▸ Available data:
--

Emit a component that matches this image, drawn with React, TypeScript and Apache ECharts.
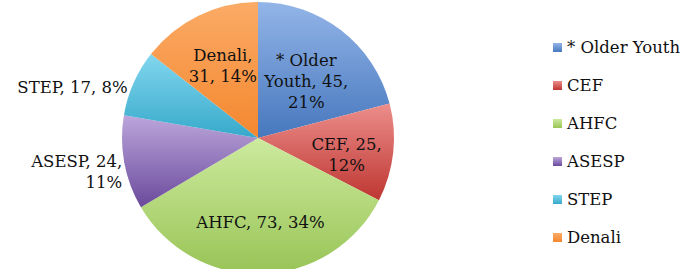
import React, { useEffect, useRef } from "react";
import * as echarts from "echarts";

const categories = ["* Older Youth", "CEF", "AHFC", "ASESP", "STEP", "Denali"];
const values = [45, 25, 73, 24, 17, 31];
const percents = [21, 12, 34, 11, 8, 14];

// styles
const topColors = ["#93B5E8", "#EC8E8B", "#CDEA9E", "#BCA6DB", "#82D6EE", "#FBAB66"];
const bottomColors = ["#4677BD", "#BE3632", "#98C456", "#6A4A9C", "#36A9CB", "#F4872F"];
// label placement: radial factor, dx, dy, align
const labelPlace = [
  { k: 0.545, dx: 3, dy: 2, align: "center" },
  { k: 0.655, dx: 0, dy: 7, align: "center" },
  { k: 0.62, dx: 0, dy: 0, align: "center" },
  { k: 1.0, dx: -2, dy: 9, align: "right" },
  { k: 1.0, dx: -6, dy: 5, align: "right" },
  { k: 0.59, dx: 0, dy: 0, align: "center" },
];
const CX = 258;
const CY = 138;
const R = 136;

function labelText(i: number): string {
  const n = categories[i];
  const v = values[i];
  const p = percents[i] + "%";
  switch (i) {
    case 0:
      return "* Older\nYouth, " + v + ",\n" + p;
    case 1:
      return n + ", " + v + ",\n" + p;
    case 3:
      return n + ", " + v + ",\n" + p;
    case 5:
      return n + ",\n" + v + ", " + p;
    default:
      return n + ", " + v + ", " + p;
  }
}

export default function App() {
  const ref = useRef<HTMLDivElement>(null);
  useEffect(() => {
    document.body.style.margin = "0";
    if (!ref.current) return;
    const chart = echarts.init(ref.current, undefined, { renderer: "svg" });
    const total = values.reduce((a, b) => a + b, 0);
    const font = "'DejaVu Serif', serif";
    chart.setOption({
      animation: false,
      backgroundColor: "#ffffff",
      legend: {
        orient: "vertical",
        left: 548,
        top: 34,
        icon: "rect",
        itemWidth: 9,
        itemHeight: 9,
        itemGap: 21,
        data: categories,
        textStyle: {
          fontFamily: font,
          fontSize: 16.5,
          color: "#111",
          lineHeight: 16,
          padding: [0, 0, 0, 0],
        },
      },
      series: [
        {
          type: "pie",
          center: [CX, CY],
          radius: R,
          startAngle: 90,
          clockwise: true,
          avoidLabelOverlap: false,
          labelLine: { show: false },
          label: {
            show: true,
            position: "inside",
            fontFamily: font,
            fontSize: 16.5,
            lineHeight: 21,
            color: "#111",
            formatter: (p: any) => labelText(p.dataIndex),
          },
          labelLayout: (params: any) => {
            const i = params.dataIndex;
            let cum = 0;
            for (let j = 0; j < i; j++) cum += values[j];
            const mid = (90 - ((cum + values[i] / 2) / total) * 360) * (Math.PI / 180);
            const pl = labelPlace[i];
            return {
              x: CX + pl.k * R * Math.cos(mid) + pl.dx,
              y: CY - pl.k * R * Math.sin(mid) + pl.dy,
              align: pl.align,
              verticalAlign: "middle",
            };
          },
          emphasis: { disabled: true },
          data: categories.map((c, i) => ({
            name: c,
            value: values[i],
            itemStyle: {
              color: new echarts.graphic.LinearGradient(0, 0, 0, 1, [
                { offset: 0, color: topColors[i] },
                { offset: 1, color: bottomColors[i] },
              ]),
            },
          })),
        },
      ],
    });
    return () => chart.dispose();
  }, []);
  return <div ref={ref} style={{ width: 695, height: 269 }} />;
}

--

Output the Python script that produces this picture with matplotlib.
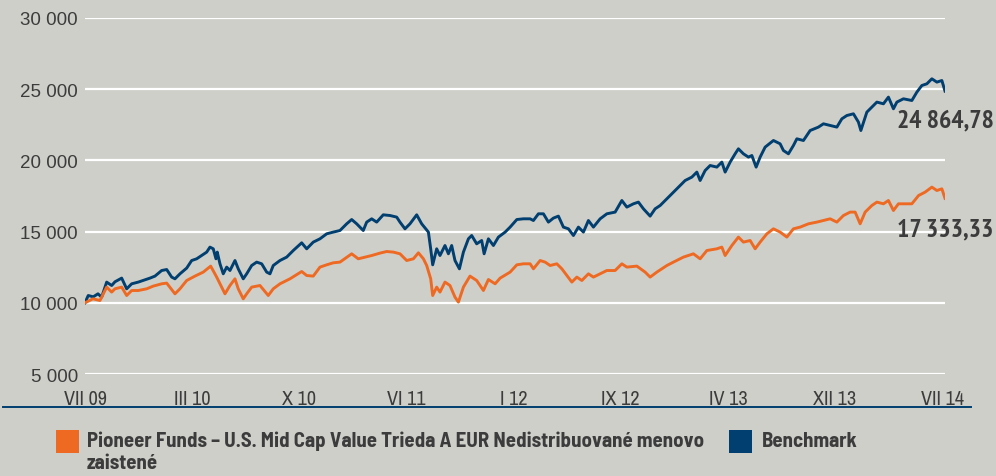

--

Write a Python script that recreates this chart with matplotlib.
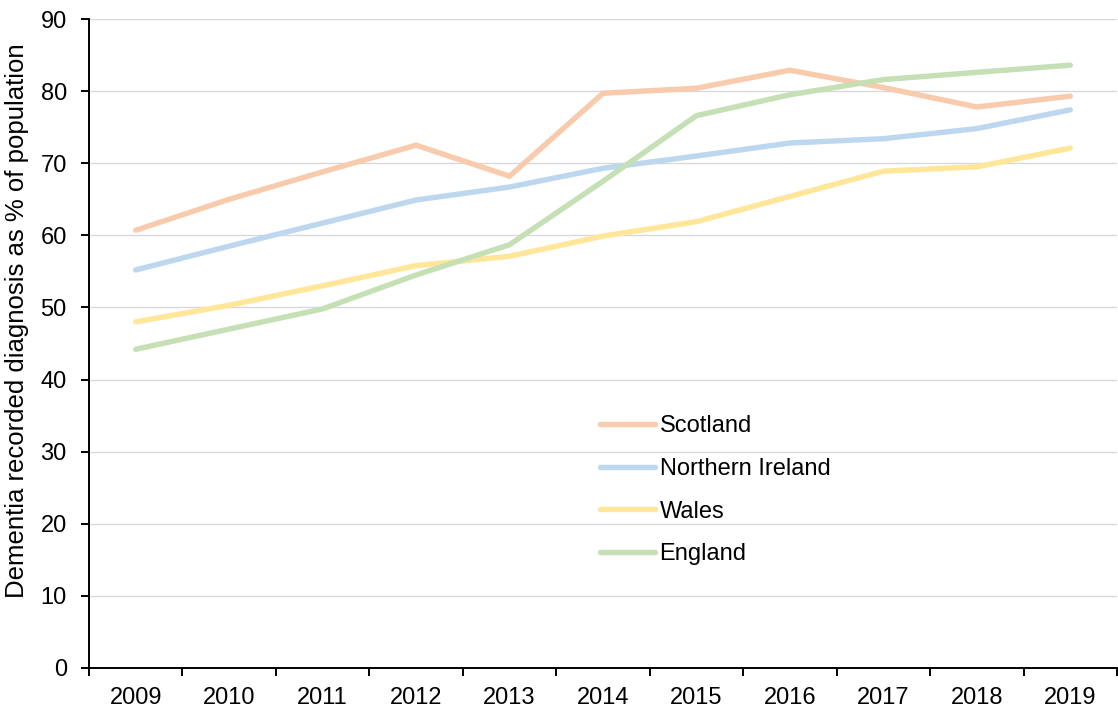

--

▸ Exercise requirements:
From the records above, transcribe exactly the lines starting at the one containing "Emit a component" and ending at the one containing "const R = 136;". Skip the pictures.

▸ Task solution:
Emit a component that matches this image, drawn with React, TypeScript and Apache ECharts.
import React, { useEffect, useRef } from "react";
import * as echarts from "echarts";

const categories = ["* Older Youth", "CEF", "AHFC", "ASESP", "STEP", "Denali"];
const values = [45, 25, 73, 24, 17, 31];
const percents = [21, 12, 34, 11, 8, 14];

// styles
const topColors = ["#93B5E8", "#EC8E8B", "#CDEA9E", "#BCA6DB", "#82D6EE", "#FBAB66"];
const bottomColors = ["#4677BD", "#BE3632", "#98C456", "#6A4A9C", "#36A9CB", "#F4872F"];
// label placement: radial factor, dx, dy, align
const labelPlace = [
  { k: 0.545, dx: 3, dy: 2, align: "center" },
  { k: 0.655, dx: 0, dy: 7, align: "center" },
  { k: 0.62, dx: 0, dy: 0, align: "center" },
  { k: 1.0, dx: -2, dy: 9, align: "right" },
  { k: 1.0, dx: -6, dy: 5, align: "right" },
  { k: 0.59, dx: 0, dy: 0, align: "center" },
];
const CX = 258;
const CY = 138;
const R = 136;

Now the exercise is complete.